The price is not right: Advertising and the VAT Act

An efficient advertising campaign can often be the difference between a successful and an unsuccessful business venture. When advertising the price of a product, however, businesses must be mindful of the provisions of the Value-Added Tax Act 89 of 1991 (VAT Act). This issue recently came up in the matter of Security Outfitters Safety Gear/L Munian/2016-4420F, a ruling handed down by the Directorate of the Advertising Standards Authority of South Africa (ASA Directorate) on 18 November 2016 (Ruling).

25 Nov 2016 3 min read Tax and Exchange Control Alert Article


The complainant, Munian, lodged a consumer complaint against a print advertisement for safety gear clothing sold by the respondent, Over-All Gear CC. The respondent’s advertisement featured different ranges of security uniforms, reflective jackets, safety boots and conti suits. At the bottom of the advertisement it stated, among other things, “PRICES VALID UNTIL STOCKS LAST. PRICES EXCLUDING VAT”. The complainant objected to the fact that the advertised prices excluded VAT. The respondent submitted, among other things, that it was a registered VAT vendor, is charged VAT in all processes of manufacture or purchasing of stock and is therefore entitled to charge VAT on its prices. For these reasons, the respondent’s advertising clearly indicated that its prices exclude VAT, meaning that there could be no confusion. In support of this argument, the respondent made reference to other safety wear companies that excluded VAT and provided a copy of its VAT registration documentation from SARS.

Ruling of the ASA Directorate

In terms of clause 19.4 of section II of the ASA’s Advertising Code of Practice (Code), s64 and s65 of the VAT Act have to be considered. Section 64(1) of the VAT Act states that any price charged by a vendor for a taxable supply shall for purposes of the VAT Act be deemed to include any VAT that is to be levied on such supply in terms of s7(1)(a). Section 65 of the VAT Act states that any price advertised or quoted by a VAT vendor must include VAT and the vendor must state in the advertisement or quote that the price includes VAT, unless the total amount of VAT in terms of s7(1)(a), the price excluding tax and the price inclusive of tax are advertised or quoted. Importantly, s65 goes on to state that if the VAT vendor decides to advertise or quote the VAT, the price exclusive of VAT and the price inclusive of VAT separately, both prices must be advertised or quoted with equal prominence and impact.

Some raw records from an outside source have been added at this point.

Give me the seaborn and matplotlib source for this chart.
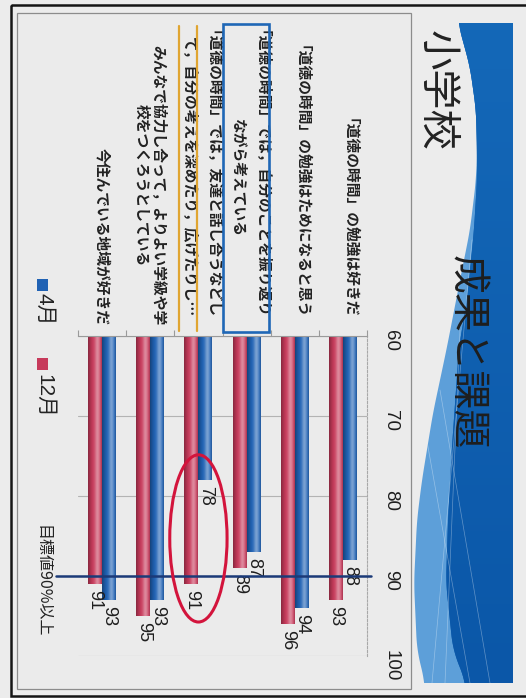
import numpy as np
import pandas as pd
import matplotlib
matplotlib.use("Agg")
import matplotlib.pyplot as plt
import matplotlib.colors as mcolors
import matplotlib.transforms as mtransforms
from matplotlib.patches import Rectangle, FancyBboxPatch, Ellipse, PathPatch
from matplotlib.path import Path
from matplotlib.lines import Line2D
import seaborn as sns

# ---- data -------------------------------------------------------------
categories = [
    "「道徳の時間」の勉強は好きだ",
    "「道徳の時間」の勉強はためになると思う",
    "「道徳の時間」では，自分のことを振り返り\nながら考えている",
    "「道徳の時間」では，友達と話し合うなどし\nて，自分の考えを深めたり，広げたりし…",
    "みんなで協力し合って，よりよい学級や学\n校をつくろうとしている",
    "今住んでいる地域が好きだ",
]
april = [88, 94, 87, 78, 93, 93]
december = [93, 96, 89, 91, 95, 91]
months = ["4月", "12月"]
value_ticks = [60, 70, 80, 90, 100]
target_value = 90
target_label = "目標値90%以上"
title_left = "小学校"
title_right = "成果と課題"

BLUE = "#2062b4"
RED = "#c73a5b"
JP = ["Noto Sans CJK JP", "DejaVu Sans"]
NUM = ["Liberation Sans", "Noto Sans CJK JP", "DejaVu Sans"]

sns.set_theme(style="white")
plt.rcParams["font.family"] = NUM

W, H = 526, 698
fig = plt.figure(figsize=(W / 100, H / 100), dpi=100)
fig.patch.set_facecolor("#ececec")

# ---- slide background (pixel coordinates) -----------------------------
bg = fig.add_axes([0, 0, 1, 1], zorder=0)
bg.set_xlim(0, W)
bg.set_ylim(H, 0)
bg.axis("off")
bg.add_patch(Rectangle((11, 5), 600, 691, fill=False, ec="#151515", lw=1.8))
bg.add_patch(Rectangle((17, 13), 394, 676, fc="#ebebeb", ec="#8c8c8c", lw=0.9))


def curve(pts, n=200):
    pts = np.array(pts, float)
    ys = np.linspace(pts[0, 1], pts[-1, 1], n)
    xs = np.interp(ys, pts[:, 1], pts[:, 0])
    # light smoothing of the polyline
    k = np.ones(9) / 9
    xs = np.convolve(np.pad(xs, 4, mode="edge"), k, mode="valid")
    return np.column_stack([xs, ys])


outer = curve([(458, 23), (470, 67), (476, 110), (477, 150), (476, 180), (470, 230),
               (460, 280), (447, 347), (433, 413), (422, 480), (417, 520),
               (414, 583), (417, 650), (425, 683)])
deep = curve([(458, 23), (470, 67), (476, 110), (477, 150), (477, 180), (474, 230),
              (467, 300), (459, 347), (452, 447), (448, 520), (446, 583),
              (453, 650), (466, 683)])

band = FancyBboxPatch((413, 23), 100, 660, boxstyle="round,pad=0,rounding_size=6",
                      fc="none", ec="none", transform=bg.transData)
bg.add_patch(band)


def region(edge):
    verts = np.vstack([edge, [[520, 683], [520, 23]], edge[:1]])
    return Path(verts, closed=True)


light_patch = PathPatch(region(outer), fc="#5d9fd9", ec="none", zorder=1)
bg.add_patch(light_patch)
light_patch.set_clip_path(band)

deep_patch = PathPatch(region(deep), fc="#0f60b2", ec="none", zorder=2)
bg.add_patch(deep_patch)
deep_patch.set_clip_path(band)
grad = np.linspace(0, 1, 100)[:, None]
cmap = mcolors.LinearSegmentedColormap.from_list("hdr", ["#1468b8", "#0b57a8"])
im = bg.imshow(grad, extent=(413, 513, 683, 23), cmap=cmap, aspect="auto", zorder=2.1)
im.set_clip_path(deep_patch)

for (x0, y0), (x1, y1) in [((472, 240), (432, 683)), ((425, 430), (470, 683)),
                           ((460, 330), (445, 683)), ((440, 390), (490, 683))]:
    ln = Line2D([x0, x1], [y0, y1], color="white", lw=0.5, alpha=0.35, zorder=2.5)
    bg.add_line(ln)
    ln.set_clip_path(light_patch)
bg.set_xlim(0, W)
bg.set_ylim(H, 0)

bg.text(436, 30, title_left, rotation=270, ha="center", va="top", fontsize=29,
        family=JP, color="#222222")
bg.text(466, 255, title_right, rotation=270, ha="center", va="top", fontsize=28,
        family=JP, color="#1e1e1e", zorder=5)

# legend drawn by hand so it can follow the rotated layout
for y_sq, y_txt, col, name in [(279, 293, BLUE, months[0]), (358, 374, RED, months[1])]:
    bg.add_patch(Rectangle((37, y_sq), 11, 12, fc=col, ec="none"))
    bg.text(44, y_txt, name, rotation=270, ha="center", va="top", fontsize=15,
            family=NUM, color="#222222")

bg.text(42, 525, target_label, rotation=270, ha="center", va="top", fontsize=11.5,
        family=JP, color="#222222")

# ---- bar chart ----------------------------------------------------------
ax = fig.add_axes([78 / W, 1 - 656 / H, (367 - 78) / W, (656 - 336) / H], zorder=2)
ax.patch.set_alpha(0)

df = pd.DataFrame({
    "項目": categories * 2,
    "月": [months[0]] * len(categories) + [months[1]] * len(categories),
    "割合": april + december,
})
sns.barplot(data=df, x="項目", y="割合", hue="月", order=categories, hue_order=months,
            palette=[BLUE, RED], width=0.58, saturation=1, legend=False, ax=ax,
            edgecolor="none")

# cylindrical shading of each bar (image laid over the visible part of the bar)
lo = value_ticks[0]
t = np.linspace(0, 1, 64)
light = 0.40 * np.exp(-((t - 0.32) / 0.2) ** 2)
dark = 0.32 * np.clip((t - 0.62) / 0.38, 0, 1) ** 1.4 + 0.15 * np.clip((0.12 - t) / 0.12, 0, 1)
for patch in list(ax.patches):
    base = np.array(mcolors.to_rgb(patch.get_facecolor()))
    col = base + (1 - base) * light[:, None]
    col = col * (1 - dark[:, None])
    x0, w = patch.get_x(), patch.get_width()
    top = patch.get_y() + patch.get_height()
    ax.imshow(col[None, :, :], extent=(x0, x0 + w, lo, top), aspect="auto",
              interpolation="bilinear", zorder=patch.get_zorder() + 0.1)

ax.set_xlim(len(categories) - 0.5, -0.5)
ax.set_ylim(value_ticks[-1], value_ticks[0])

for cont in ax.containers:
    ax.bar_label(cont, fmt="%g", padding=4, rotation=270, fontsize=13,
                 family=NUM, color="#1e1e1e")

ax.set_xlabel("")
ax.set_ylabel("")
ax.xaxis.tick_top()
ax.set_xticks(range(len(categories)))
ax.set_xticklabels(categories, rotation=270, fontsize=10.6, fontweight="bold",
                   family=JP, color="#222222", multialignment="center", linespacing=1.08)
ax.set_xticks(np.arange(-0.5, len(categories), 1), minor=True)
ax.tick_params(axis="x", which="major", length=0, pad=8)
ax.tick_params(axis="x", which="minor", top=True, bottom=False, length=4,
               color="#9a9a9a", width=0.8)

ax.yaxis.tick_right()
ax.set_yticks(value_ticks)
ax.set_yticklabels([str(v) for v in value_ticks], family=NUM)
ax.tick_params(axis="y", length=0, pad=11, labelsize=13.5, labelrotation=270,
               labelcolor="#1e1e1e")
ax.grid(axis="y", color="#b3b3b3", lw=0.8)
ax.grid(axis="x", visible=False)
ax.set_axisbelow(True)
for side in ("left", "bottom"):
    ax.spines[side].set_visible(False)
ax.spines["top"].set_color("#9a9a9a")
ax.spines["top"].set_linewidth(0.8)
ax.spines["right"].set_color("#a8a8a8")
ax.spines["right"].set_linewidth(0.8)
ax.spines["right"].set_linestyle((0, (2, 1.5)))

# target line at 90 %
blend = mtransforms.blended_transform_factory(ax.transAxes, ax.transData)
ax.plot([-0.076, 1.014], [target_value, target_value], transform=blend,
        color="#1b3a78", lw=1.8, clip_on=False, zorder=6)

# highlight the item with the biggest gain
ax.add_patch(Ellipse((3, 85.3), width=1.19, height=20.9, fill=False,
                     ec="#d3143c", lw=2.2, clip_on=False, zorder=7))

# boxes and underlines around the emphasised item labels
fig.canvas.draw()
renderer = fig.canvas.get_renderer()
labels = ax.get_xticklabels()
inv = fig.transFigure.inverted()

bb = labels[2].get_window_extent(renderer)
(fx0, fy0), (fx1, fy1) = inv.transform([[bb.x0 - 7, bb.y0 - 7], [bb.x1 + 6, bb.y1 + 6]])
fig.add_artist(Rectangle((fx0, fy0), fx1 - fx0, fy1 - fy0, transform=fig.transFigure,
                         fill=False, ec="#1f67b6", lw=1.9, zorder=8))

bb = labels[3].get_window_extent(renderer)
for px in (bb.x0 - 3, bb.x0 + bb.width / 2 - 1):
    (ux, uy0), (_, uy1) = inv.transform([[px, bb.y0 - 6], [px, bb.y1 + 4]])
    fig.add_artist(Line2D([ux, ux], [uy0, uy1], transform=fig.transFigure,
                          color="#e0a531", lw=1.6, zorder=8))

fig.savefig("out.png", dpi=100, facecolor=fig.get_facecolor())
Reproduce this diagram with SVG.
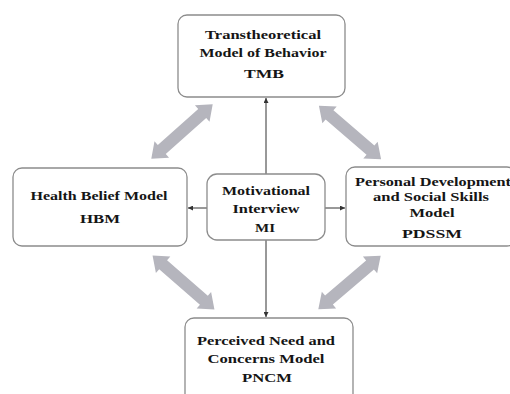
<svg xmlns="http://www.w3.org/2000/svg" width="510" height="394" viewBox="0 0 510 394">
<style>
.box{fill:#fff;stroke:#8c8c8c;stroke-width:1.3}
.t{font-family:"Liberation Serif","Times New Roman",serif;font-weight:bold;font-size:13px;fill:#151515;text-anchor:middle}
.ln{stroke:#333;stroke-width:1;fill:none;marker-end:url(#ah)}
.big{fill:#b5b5bd}
</style>
<defs>
<marker id="ah" viewBox="0 0 6 6" refX="6" refY="3" markerWidth="5" markerHeight="5" orient="auto" markerUnits="userSpaceOnUse">
<path d="M0,0 L6,3 L0,6 z" fill="#333"/>
</marker>
<polygon id="dbl" points="-41,0 -27,-11 -27,-6 27,-6 27,-11 41,0 27,11 27,6 -27,6 -27,11"/>
</defs>
<rect width="510" height="394" fill="#fff"/>
<g id="connectors">
<line class="ln" x1="266" y1="174" x2="266" y2="98"/>
<line class="ln" x1="266" y1="240" x2="266" y2="317"/>
<line class="ln" x1="207" y1="208" x2="188" y2="208"/>
<line class="ln" x1="325" y1="208" x2="345" y2="208"/>
<g class="big">
<use href="#dbl" transform="translate(182,131.5) rotate(-41.5)"/>
<use href="#dbl" transform="translate(350,132.5) rotate(40.7)"/>
<use href="#dbl" transform="translate(183.5,282.5) rotate(41)"/>
<use href="#dbl" transform="translate(349.5,282.5) rotate(-40.5)"/>
</g>
</g>
<g id="TMB">
<rect class="box" x="178" y="15" width="167" height="82" rx="9"/>
<text class="t" x="263" y="39" textLength="116" lengthAdjust="spacingAndGlyphs">Transtheoretical</text>
<text class="t" x="263" y="57" textLength="127" lengthAdjust="spacingAndGlyphs">Model of Behavior</text>
<text class="t" x="264" y="78" textLength="40" lengthAdjust="spacingAndGlyphs">TMB</text>
</g>
<g id="HBM">
<rect class="box" x="13" y="168" width="174" height="78" rx="9"/>
<text class="t" x="99" y="200" textLength="137" lengthAdjust="spacingAndGlyphs">Health Belief Model</text>
<text class="t" x="100" y="223" textLength="40" lengthAdjust="spacingAndGlyphs">HBM</text>
</g>
<g id="MI">
<rect class="box" x="207" y="174" width="118" height="66" rx="10"/>
<text class="t" x="266" y="195" textLength="88" lengthAdjust="spacingAndGlyphs">Motivational</text>
<text class="t" x="266" y="213" textLength="67" lengthAdjust="spacingAndGlyphs">Interview</text>
<text class="t" x="265" y="232" textLength="20" lengthAdjust="spacingAndGlyphs">MI</text>
</g>
<g id="PDSSM">
<rect class="box" x="346" y="167" width="170" height="79" rx="9"/>
<text class="t" x="433" y="186" textLength="156" lengthAdjust="spacingAndGlyphs">Personal Development</text>
<text class="t" x="431" y="201" textLength="116" lengthAdjust="spacingAndGlyphs">and Social Skills</text>
<text class="t" x="432" y="217" textLength="45" lengthAdjust="spacingAndGlyphs">Model</text>
<text class="t" x="432" y="238" textLength="60" lengthAdjust="spacingAndGlyphs">PDSSM</text>
</g>
<g id="PNCM">
<rect class="box" x="185" y="318" width="168" height="90" rx="9"/>
<text class="t" x="266" y="345" textLength="138" lengthAdjust="spacingAndGlyphs">Perceived Need and</text>
<text class="t" x="266" y="363" textLength="117" lengthAdjust="spacingAndGlyphs">Concerns Model</text>
<text class="t" x="267" y="382" textLength="50" lengthAdjust="spacingAndGlyphs">PNCM</text>
</g>
</svg>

In its ruling, the ASA Directorate referred to its decision in Republic Bus & Truck/W Heckroodt/18961 (2 February 2012), where SARS had clarified, among other things, that the practice of only reflecting a price excluding VAT on an advertisement does not comply with the requirements of s65 and that it is not permissible to quote the price excluding VAT and have a statement that VAT has been excluded. In light of the above authority, the ASA Directorate found that the mere inclusion of a statement to the effect that “prices exclude VAT” is not compliant with the provisions of the VAT Act, which in turn means that such advertising contravenes clause 19.4 of section II of the Code. The fact that the respondent is registered for VAT and is entitled to charge VAT is not relevant to this enquiry.

The ASA Directorate therefore upheld the complaint and made the following order:

  • the advertising must be withdrawn;

  • the process to withdraw the advertising must be done with immediate effect on receipt of the Ruling;

  • the withdrawal of the advertising must be completed within the deadlines stipulated by Clause 15.3 of the ASA’s Procedural Guide, which states that the time within which an advertisement must be withdrawn depends on where the advertisement appeared e.g. newspapers, radio etc; and

  • the advertising may not be used in its current format.


In its Ruling, the ASA Directorate noted that the practice of the respondent in this case appears to be relatively widespread in the respondent’s industry, but that it cannot impose the Ruling on other advertisers as it can only act on complaints against one advertiser at a time. Taxpayers who are making use of this practice should therefore take heed of this Ruling and amend their advertising accordingly, so as to prevent themselves from being hauled before the ASA at a later stage. Although s58 of the VAT Act does not list the abovementioned practice as an offence for which a taxpayer could pay a fine or face imprisonment, a taxpayer could suffer reputational damage if it is found to have contravened this provision of the VAT Act and the issue becomes public.